Task prompt :: Scan the material that follows. Copy every line containing the word "React".

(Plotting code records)
***

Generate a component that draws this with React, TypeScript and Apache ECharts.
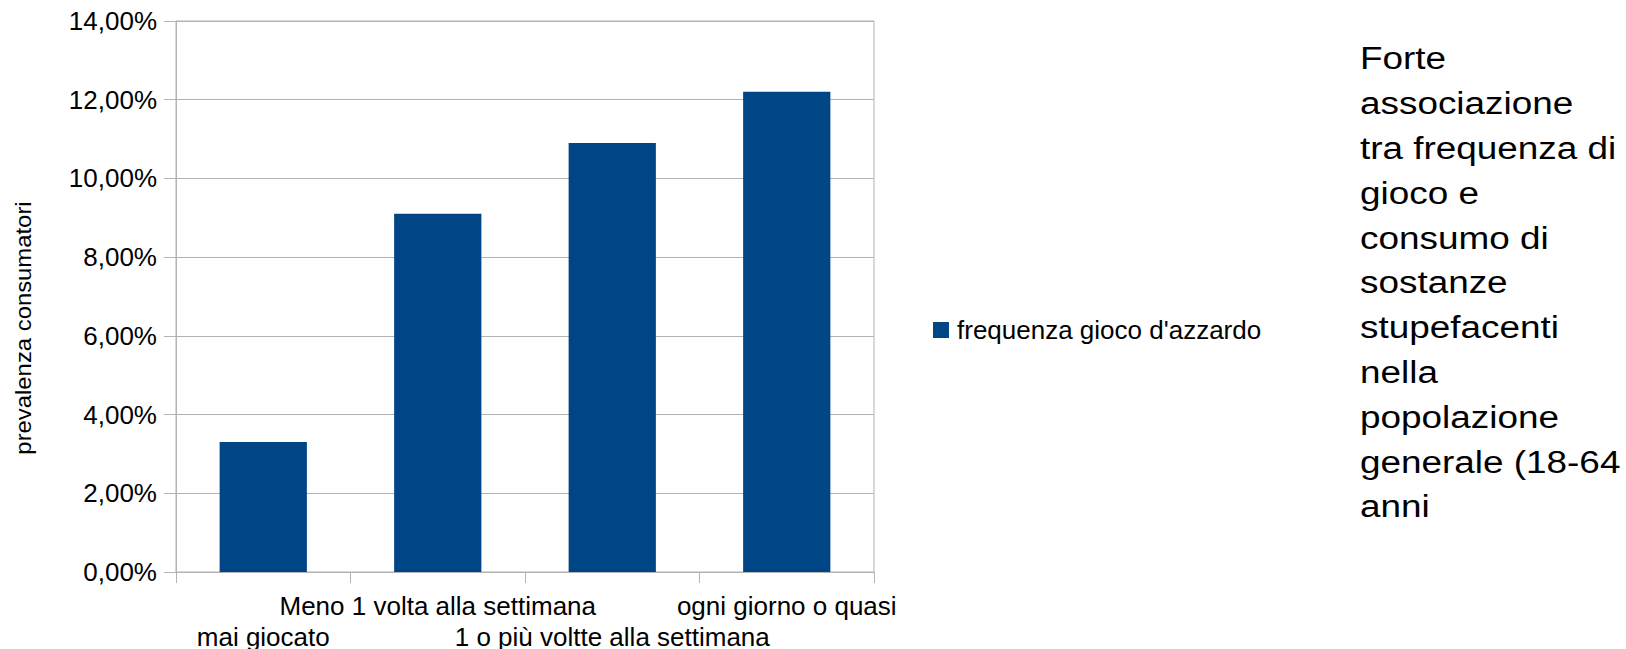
import React, { useEffect, useRef } from "react";
import * as echarts from "echarts";

// Gambling frequency categories and share of drug users in each group (%)
const categories: string[] = [
  "mai giocato",
  "Meno 1 volta alla settimana",
  "1 o più voltte alla settimana",
  "ogni giorno o quasi",
];
const prevalence: number[] = [3.3, 9.1, 10.9, 12.2];
const seriesName = "frequenza gioco d'azzardo";
const yAxisTitle = "prevalenza consumatori";
const noteLines: string[] = [
  "Forte",
  "associazione",
  "tra frequenza di",
  "gioco e",
  "consumo di",
  "sostanze",
  "stupefacenti",
  "nella",
  "popolazione",
  "generale (18-64",
  "anni",
];

const FONT = "'Liberation Sans', Arial, sans-serif";
const GRID = "#b3b3b3";
const BAR = "#004586";

export default function App() {
  const ref = useRef<HTMLDivElement>(null);

  useEffect(() => {
    if (!ref.current) return;
    const chart = echarts.init(ref.current, undefined, { renderer: "svg" });

    const noteFont = 31;
    const noteGraphics = noteLines.map((line, i) => ({
      type: "text",
      x: 1360,
      y: 74 + i * 44.8,
      scaleX: 1.19,
      style: {
        text: line,
        fill: "#000",
        font: `${noteFont}px ${FONT}`,
        textAlign: "left",
        textVerticalAlign: "bottom",
        verticalAlign: "bottom",
      },
    }));

    chart.setOption({
      animation: false,
      textStyle: { fontFamily: FONT },
      grid: {
        left: 176,
        top: 21,
        right: 752,
        bottom: 77,
        containLabel: false,
        outerBoundsMode: "none",
        show: true,
        borderColor: GRID,
        borderWidth: 1,
      },
      legend: {
        show: true,
        left: 933,
        top: 317,
        padding: 0,
        icon: "rect",
        itemWidth: 16,
        itemHeight: 16,
        textStyle: { fontSize: 26, color: "#000", fontFamily: FONT, padding: [0, 0, 0, 3] },
        data: [seriesName],
      },
      xAxis: {
        type: "category",
        data: categories,
        axisLine: { show: true, lineStyle: { color: GRID, width: 1 } },
        axisTick: { show: true, length: 11, lineStyle: { color: GRID } },
        axisLabel: {
          interval: 0,
          margin: 18,
          color: "#000",
          fontSize: 26,
          lineHeight: 31,
          fontFamily: FONT,
          formatter: (v: string, i: number) => (i % 2 === 0 ? "\n" + v : v),
        },
        splitLine: { show: false },
      },
      yAxis: {
        type: "value",
        min: 0,
        max: 14,
        interval: 2,
        axisLine: { show: true, lineStyle: { color: GRID, width: 1 } },
        axisTick: { show: true, length: 12, lineStyle: { color: GRID } },
        axisLabel: {
          margin: 19,
          color: "#000",
          fontSize: 26,
          fontFamily: FONT,
          formatter: (v: number) => v.toFixed(2).replace(".", ",") + "%",
        },
        splitLine: { show: true, lineStyle: { color: GRID, width: 1 } },
      },
      series: [
        {
          name: seriesName,
          type: "bar",
          data: prevalence,
          barWidth: "50%",
          itemStyle: { color: BAR },
        },
      ],
      graphic: [
        {
          type: "text",
          x: 23,
          y: 328,
          rotation: Math.PI / 2,
          scaleX: 1.11,
          style: {
            text: yAxisTitle,
            fill: "#000",
            font: `21.5px ${FONT}`,
            textAlign: "center",
            textVerticalAlign: "middle",
            verticalAlign: "middle",
          },
        },
        ...noteGraphics,
      ],
    });

    return () => chart.dispose();
  }, []);

  return (
    <div
      ref={ref}
      style={{ position: "fixed", left: 0, top: 0, width: 1626, height: 649, background: "#fff" }}
    />
  );
}
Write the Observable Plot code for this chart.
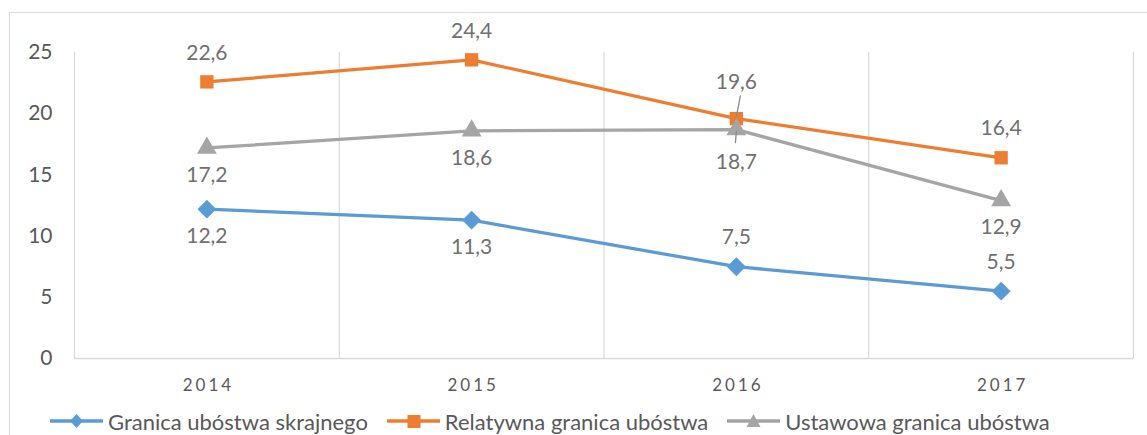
<!DOCTYPE html>
<html><head><meta charset="utf-8">
<script src="https://cdn.jsdelivr.net/npm/d3@7"></script>
<script src="https://cdn.jsdelivr.net/npm/@observablehq/plot@0.6"></script>
<style>
body{margin:0;background:#fff;font-family:Lato,"Open Sans",sans-serif;}
#wrap{position:relative;width:1147px;height:435px;overflow:hidden;}
#frame{position:absolute;left:9px;top:12px;width:1160px;height:440px;border:1px solid #d9d9d9;box-sizing:border-box;}
#chart{position:absolute;left:0;top:0;}
#legend{position:absolute;left:50px;top:408px;height:26px;display:flex;align-items:center;font-size:22px;color:#595959;white-space:nowrap;}
.item{display:flex;align-items:center;margin-right:19px;}
.item svg{margin-right:5px;}
#chart g[aria-label="x-axis tick label"] text{letter-spacing:3px;}
</style></head>
<body><div id="wrap"><div id="frame"></div><div id="chart"></div><div id="legend"></div></div>
<script>
const years = [2014, 2015, 2016, 2017];
const seriesNames = ["Granica ubóstwa skrajnego", "Relatywna granica ubóstwa", "Ustawowa granica ubóstwa"];
const skrajnego = [12.2, 11.3, 7.5, 5.5];
const relatywna = [22.6, 24.4, 19.6, 16.4];
const ustawowa = [17.2, 18.6, 18.7, 12.9];
const labelSide = [["below","below","above","above"],["above","above","above","above"],["below","below","below","below"]];
const labelLeader = [[false,false,false,false],[false,false,true,false],[false,false,true,false]];
const colors = ["#5B9BD5", "#ED7D31", "#A5A5A5"];
const symbols = ["diamond2", "square2", "triangle2"];
const yTicks = [0, 5, 10, 15, 20, 25];

const values = [skrajnego, relatywna, ustawowa];
const data = [];
values.forEach((vals, s) => vals.forEach((v, i) => data.push({
  series: seriesNames[s], year: years[i], value: v, side: labelSide[s][i], leader: labelLeader[s][i],
  label: String(v).replace(".", ",")
})));
const bounds = years.map(y => y - 0.5).concat([years[years.length-1] + 0.5]);

const FS = 21;
const marks = [
  Plot.ruleX(bounds, {x: d => d, y1: 0, y2: yTicks[yTicks.length-1], stroke: "#d9d9d9", strokeWidth: 1.2}),
  Plot.ruleY([0], {stroke: "#d9d9d9", strokeWidth: 1.5}),
  Plot.axisY({ticks: yTicks, tickSize: 0, tickPadding: 22, fontSize: FS, fill: "#595959", label: null}),
  Plot.axisX({ticks: years, tickSize: 0, tickPadding: 20, fontSize: 17, fill: "#595959", label: null, dx: 1.5,
    tickFormat: d => String(d)})
];
seriesNames.forEach((name, s) => {
  const sd = data.filter(d => d.series === name);
  marks.push(Plot.line(sd, {x: "year", y: "value", stroke: colors[s], strokeWidth: 3.3}));
  marks.push(Plot.dot(sd, {x: "year", y: "value", symbol: () => symbols[s], fill: colors[s], r: s === 2 ? 9.5 : 8.5, stroke: "none"}));
});
const leaderShape = {draw(ctx, l) { ctx.moveTo(0, 0); ctx.lineTo(0, -l); }};
const aboveLeader = data.filter(d => d.side === "above" && d.leader);
const belowLeader = data.filter(d => d.side === "below" && d.leader);
marks.push(Plot.vector(aboveLeader, {x: "year", y: "value", length: 21, rotate: 11, anchor: "start", dy: -2, shape: leaderShape, stroke: "#8c8c8c", strokeWidth: 1.3}));
marks.push(Plot.vector(belowLeader, {x: "year", y: "value", length: 11, rotate: 185, anchor: "start", dy: 2, shape: leaderShape, stroke: "#8c8c8c", strokeWidth: 1.3}));
const textOpts = {x: "year", y: "value", text: "label", fontSize: FS, fill: "#707070"};
marks.push(Plot.text(data.filter(d => d.side === "above" && !d.leader), {...textOpts, dy: -29}));
marks.push(Plot.text(data.filter(d => d.side === "above" && d.leader), {...textOpts, dy: -36}));
marks.push(Plot.text(data.filter(d => d.side === "below" && !d.leader), {...textOpts, dy: 27}));
marks.push(Plot.text(data.filter(d => d.side === "below" && d.leader), {...textOpts, dy: 33}));

const chart = Plot.plot({
  width: 1147, height: 400,
  marginLeft: 74, marginRight: 14, marginTop: 52, marginBottom: 42,
  style: {fontFamily: "Lato, 'Open Sans', sans-serif", background: "transparent", overflow: "visible"},
  x: {type: "linear", domain: [bounds[0], bounds[bounds.length-1]]},
  y: {domain: [0, 25]},
  symbol: {type: "identity"},
  marks
});
document.getElementById("chart").appendChild(chart);

const legend = document.getElementById("legend");
const shapes = [
  c => `<path d="M26.5,4 L33,11 L26.5,18 L20,11 Z" fill="${c}"/>`,
  c => `<rect x="20.5" y="5" width="13" height="13" fill="${c}"/>`,
  c => `<path d="M26.5,4 L33.5,17 L19.5,17 Z" fill="${c}"/>`
];
seriesNames.forEach((name, s) => {
  const el = document.createElement("div");
  el.className = "item";
  el.innerHTML = `<svg width="53" height="22"><line x1="0" x2="53" y1="11" y2="11" stroke="${colors[s]}" stroke-width="3.3"/>${shapes[s](colors[s])}</svg><span>${name}</span>`;
  legend.appendChild(el);
});
</script></body></html>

***

Finished exercise ::
Generate a component that draws this with React, TypeScript and Apache ECharts.
import React, { useEffect, useRef } from "react";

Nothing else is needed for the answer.